Der Kuss

Jetzt wird auch noch dieser sinnliche Moment wissenschaftlich zerrupft?! Jein! Ja, es stimmt, Alain Montandon nimmt den Kuss unter die Lupe. Nein, er wird nicht zerrupft, sondern stilvoll unter die Lupe genommen. Kein erbsenzählender Kinsey-Report, der bei der Fortsetzung des Kusses seine Nase in alles reinstecken musste, sondern die literarische und kulturelle Erkundung kurz unter Augenhöhe. Versprochen! Es wird ein Fest für die Sinne!

Oscula, basia und suavia bezeichnen alle dasselbe, den Kuss. Und zwar den ritualisierten, den freundschaftlichen und den erotischen Kuss. Die Römer verstanden zu küssen. Beziehungsweise ihn einzuordnen (im wahrsten Sinne des Wortes) und zu benennen. Und dann liest man weiter. Der Kuss als Friedensbekundung (unter Staatsoberhäuptern) – man stelle sich vor in welche Orgie es ausartet, wenn wieder einmal ein G-20-Treffen stattfindet, wie in Hamburg.

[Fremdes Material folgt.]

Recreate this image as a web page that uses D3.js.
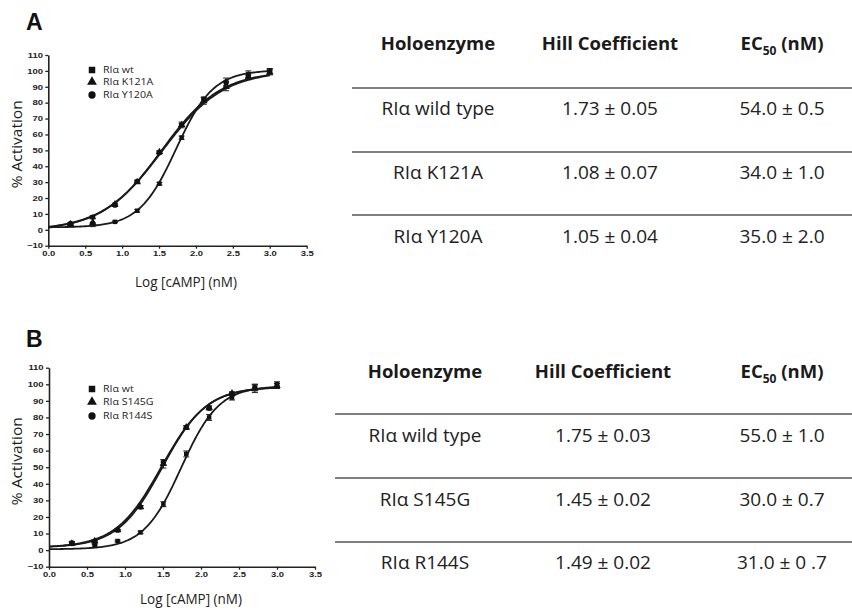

Die Synapsen spielen verrückt, wenn man sich das Begleitprogramm dann ausmalt, Rundgang auf Sankt Pauli etc…

Es gibt Orte auf dieser Welt, an denen das Küssen verboten ist. In Frankreich zum Beispiel. Ja, Frankreich! Dem Land, in dem das Küssen erfunden zu sein scheint. Gilt aber nur auf Bahnübergängen. Alles halb so wild. Wilder, fast schon ernst – das Gesetz wird aber wohl kaum noch angewendet –  ist es in einigen Staaten der USA, in denen ein Kuss nur eine Sekunde dauern darf (Maryland), oder drei (Rhode Island) oder fünf Minuten (Iowa). In Wisconsin muss die Zunge im eigenen Mund bleiben. Also Vorsicht bei der Wahl des Urlaubsziels! Im Pazifik wird noch richtig gebissen, bei den Papua. Die Aborigines teilen sogar den eigenen Schweiß mit den Fremden. Die Eskimo stupsen sich mit der Nase.

Die Untersuchung des Kusses kann also auch lehrreich und manchmal kurios sein bis hin zum Schmunzeln. Es besteht jedoch nicht die Gefahr, dass man nach der Lektüre des Buches zum Fachidioten wird. So wie manche Fachleute ihr Fachgebiet nicht mehr mit Abstand betrachten können, wird es sicher nicht bei jedem Kuss, den man bekommt oder gibt vorkommen, dass man ihn nun analysiert. Vielmehr wird man bewusster dem Gegenüber seine Ehrerbietung bekunden. Nicht jeder, der den Kopf des Anderen in die Hand nimmt und ihm einen innigen Kuss gibt, wird kurze Zeit später („wenn Mama nicht mehr unter uns weilt“) zum Mörder. Das Buch wird einen bleibenden Eindruck hinterlassen. Bei denen, die viel küssen sowieso. Bei denen, die sich nach mehr Küssen sehnen ganz bestimmt. Und bei denen, die endlich mal geküsst werden wollen, regt es die Sehnsucht zusätzlich an.

Von Mundhygiene über Mundpropaganda bis hin zum Austausch von Flüssigkeiten leitet Alain Montandon den Leser durch die Kulturgeschichte des Kusses. Keine Angst vor dem großen Wort Kulturgeschichte, es war, ist und bleibt immer nur ein Kuss!